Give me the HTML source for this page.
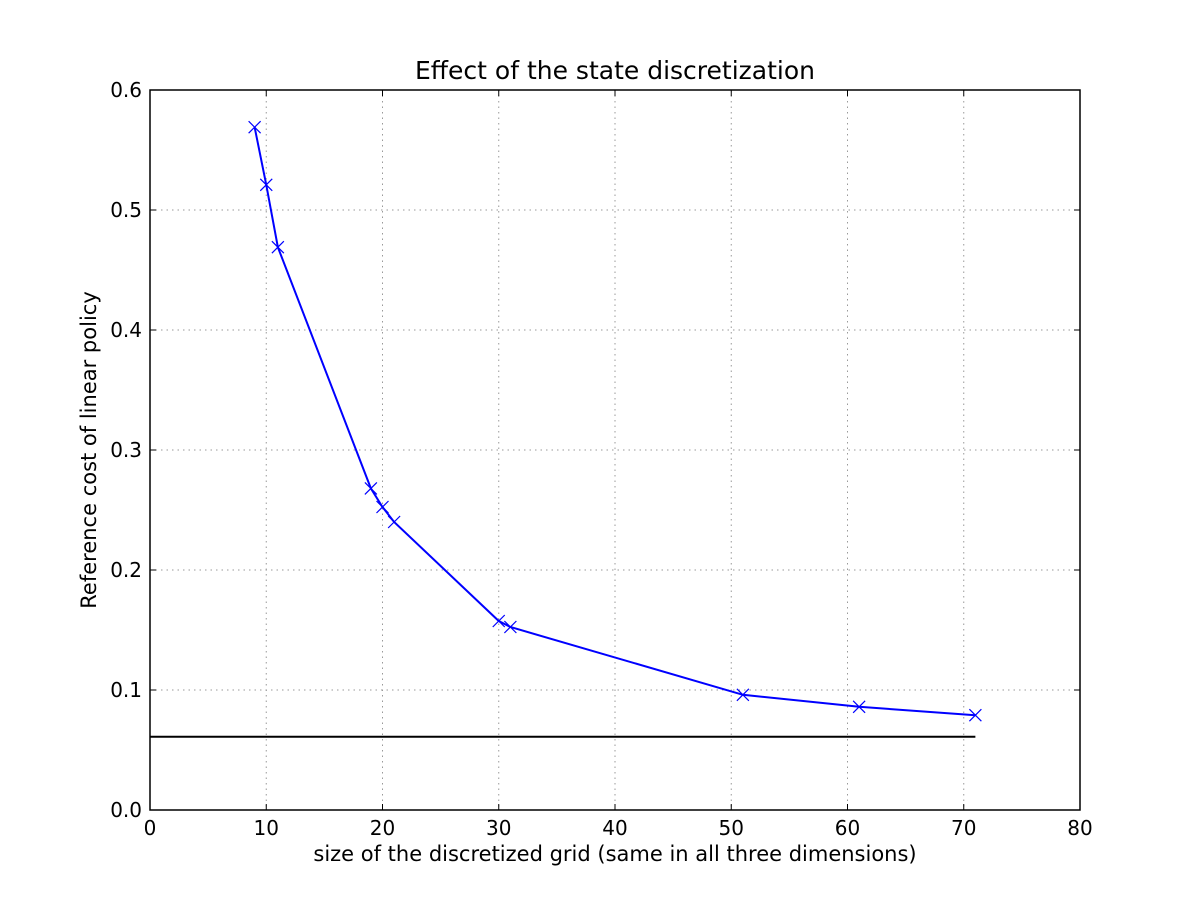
<!DOCTYPE html>
<html><head><meta charset="utf-8"><style>
body{margin:0;background:#fff;}
svg text{font-family:"DejaVu Sans","Liberation Sans",sans-serif;fill:#000;}
</style></head><body>
<svg id="chart" width="1200" height="900" xmlns="http://www.w3.org/2000/svg">
<rect width="1200" height="900" fill="#fff"/>
<g id="grid"></g>
<g id="ticks"></g>
<g id="series"></g>
<rect x="150" y="90" width="930" height="720" fill="none" stroke="#000" stroke-width="1.5"/>
<text x="615" y="79" font-size="25" text-anchor="middle">Effect of the state discretization</text>
<text x="615" y="861" font-size="21" text-anchor="middle">size of the discretized grid (same in all three dimensions)</text>
<text transform="translate(96,450) rotate(-90)" font-size="21" text-anchor="middle">Reference cost of linear policy</text>
</svg>
<script>
const xTicks=[0,10,20,30,40,50,60,70,80];
const yTicks=[0.0,0.1,0.2,0.3,0.4,0.5,0.6];
const gridSizes=[9,10,11,19,20,21,30,31,51,61,71];
const costs=[0.569,0.521,0.469,0.268,0.2525,0.24,0.1575,0.1525,0.096,0.086,0.079];
const baselineX=[0,71];
const baselineY=[0.061,0.061];
const X=v=>150+v*930/80, Y=v=>810-v*720/0.6;
const NS="http://www.w3.org/2000/svg";
function mk(p,t,a){const e=document.createElementNS(NS,t);for(const k in a)e.setAttribute(k,a[k]);p.appendChild(e);return e;}
const grid=document.getElementById('grid'),ticks=document.getElementById('ticks'),series=document.getElementById('series');
xTicks.forEach(v=>{
 const g=mk(grid,'line',{x1:X(v),x2:X(v),y1:90,y2:810,stroke:'#999','stroke-dasharray':'1.5,4','stroke-width':1});
 
 
 mk(ticks,'line',{x1:X(v),x2:X(v),y1:810,y2:804,stroke:'#000'});
 mk(ticks,'line',{x1:X(v),x2:X(v),y1:90,y2:96,stroke:'#000'});
 const t=mk(ticks,'text',{x:X(v),y:835,'font-size':20,'text-anchor':'middle'});t.textContent=v;
 
 
});
yTicks.forEach(v=>{
 const g=mk(grid,'line',{x1:150,x2:1080,y1:Y(v),y2:Y(v),stroke:'#999','stroke-dasharray':'1.5,4','stroke-width':1});
 
 
 mk(ticks,'line',{x1:150,x2:156,y1:Y(v),y2:Y(v),stroke:'#000'});
 mk(ticks,'line',{x1:1074,x2:1080,y1:Y(v),y2:Y(v),stroke:'#000'});
 const t=mk(ticks,'text',{x:142,y:Y(v)+7,'font-size':20,'text-anchor':'end'});t.textContent=v.toFixed(1);
 
 
});
const base=mk(series,'polyline',{points:baselineX.map((x,i)=>X(x)+','+Y(baselineY[i])).join(' '),fill:'none',stroke:'#000','stroke-width':2});


const line=mk(series,'polyline',{points:gridSizes.map((x,i)=>X(x)+','+Y(costs[i])).join(' '),fill:'none',stroke:'#0000ff','stroke-width':2});


gridSizes.forEach((x,i)=>{
 const cx=X(x),cy=Y(costs[i]),s=6;
 const m=mk(series,'path',{d:`M${cx-s},${cy-s}L${cx+s},${cy+s}M${cx-s},${cy+s}L${cx+s},${cy-s}`,stroke:'#0000ff','stroke-width':1.2,fill:'none'});
 
 
});
</script>
</body></html>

Problem details:
Repeat the material verbatim. Do not carry over any picture.

Reply:
Give me the HTML source for this page.
<!DOCTYPE html>
<html><head><meta charset="utf-8"><style>
body{margin:0;background:#fff;}
svg text{font-family:"DejaVu Sans","Liberation Sans",sans-serif;fill:#000;}
</style></head><body>
<svg id="chart" width="1200" height="900" xmlns="http://www.w3.org/2000/svg">
<rect width="1200" height="900" fill="#fff"/>
<g id="grid"></g>
<g id="ticks"></g>
<g id="series"></g>
<rect x="150" y="90" width="930" height="720" fill="none" stroke="#000" stroke-width="1.5"/>
<text x="615" y="79" font-size="25" text-anchor="middle">Effect of the state discretization</text>
<text x="615" y="861" font-size="21" text-anchor="middle">size of the discretized grid (same in all three dimensions)</text>
<text transform="translate(96,450) rotate(-90)" font-size="21" text-anchor="middle">Reference cost of linear policy</text>
</svg>
<script>
const xTicks=[0,10,20,30,40,50,60,70,80];
const yTicks=[0.0,0.1,0.2,0.3,0.4,0.5,0.6];
const gridSizes=[9,10,11,19,20,21,30,31,51,61,71];
const costs=[0.569,0.521,0.469,0.268,0.2525,0.24,0.1575,0.1525,0.096,0.086,0.079];
const baselineX=[0,71];
const baselineY=[0.061,0.061];
const X=v=>150+v*930/80, Y=v=>810-v*720/0.6;
const NS="http://www.w3.org/2000/svg";
function mk(p,t,a){const e=document.createElementNS(NS,t);for(const k in a)e.setAttribute(k,a[k]);p.appendChild(e);return e;}
const grid=document.getElementById('grid'),ticks=document.getElementById('ticks'),series=document.getElementById('series');
xTicks.forEach(v=>{
 const g=mk(grid,'line',{x1:X(v),x2:X(v),y1:90,y2:810,stroke:'#999','stroke-dasharray':'1.5,4','stroke-width':1});
 
 
 mk(ticks,'line',{x1:X(v),x2:X(v),y1:810,y2:804,stroke:'#000'});
 mk(ticks,'line',{x1:X(v),x2:X(v),y1:90,y2:96,stroke:'#000'});
 const t=mk(ticks,'text',{x:X(v),y:835,'font-size':20,'text-anchor':'middle'});t.textContent=v;
 
 
});
yTicks.forEach(v=>{
 const g=mk(grid,'line',{x1:150,x2:1080,y1:Y(v),y2:Y(v),stroke:'#999','stroke-dasharray':'1.5,4','stroke-width':1});
 
 
 mk(ticks,'line',{x1:150,x2:156,y1:Y(v),y2:Y(v),stroke:'#000'});
 mk(ticks,'line',{x1:1074,x2:1080,y1:Y(v),y2:Y(v),stroke:'#000'});
 const t=mk(ticks,'text',{x:142,y:Y(v)+7,'font-size':20,'text-anchor':'end'});t.textContent=v.toFixed(1);
 
 
});
const base=mk(series,'polyline',{points:baselineX.map((x,i)=>X(x)+','+Y(baselineY[i])).join(' '),fill:'none',stroke:'#000','stroke-width':2});


const line=mk(series,'polyline',{points:gridSizes.map((x,i)=>X(x)+','+Y(costs[i])).join(' '),fill:'none',stroke:'#0000ff','stroke-width':2});


gridSizes.forEach((x,i)=>{
 const cx=X(x),cy=Y(costs[i]),s=6;
 const m=mk(series,'path',{d:`M${cx-s},${cy-s}L${cx+s},${cy+s}M${cx-s},${cy+s}L${cx+s},${cy-s}`,stroke:'#0000ff','stroke-width':1.2,fill:'none'});
 
 
});
</script>
</body></html>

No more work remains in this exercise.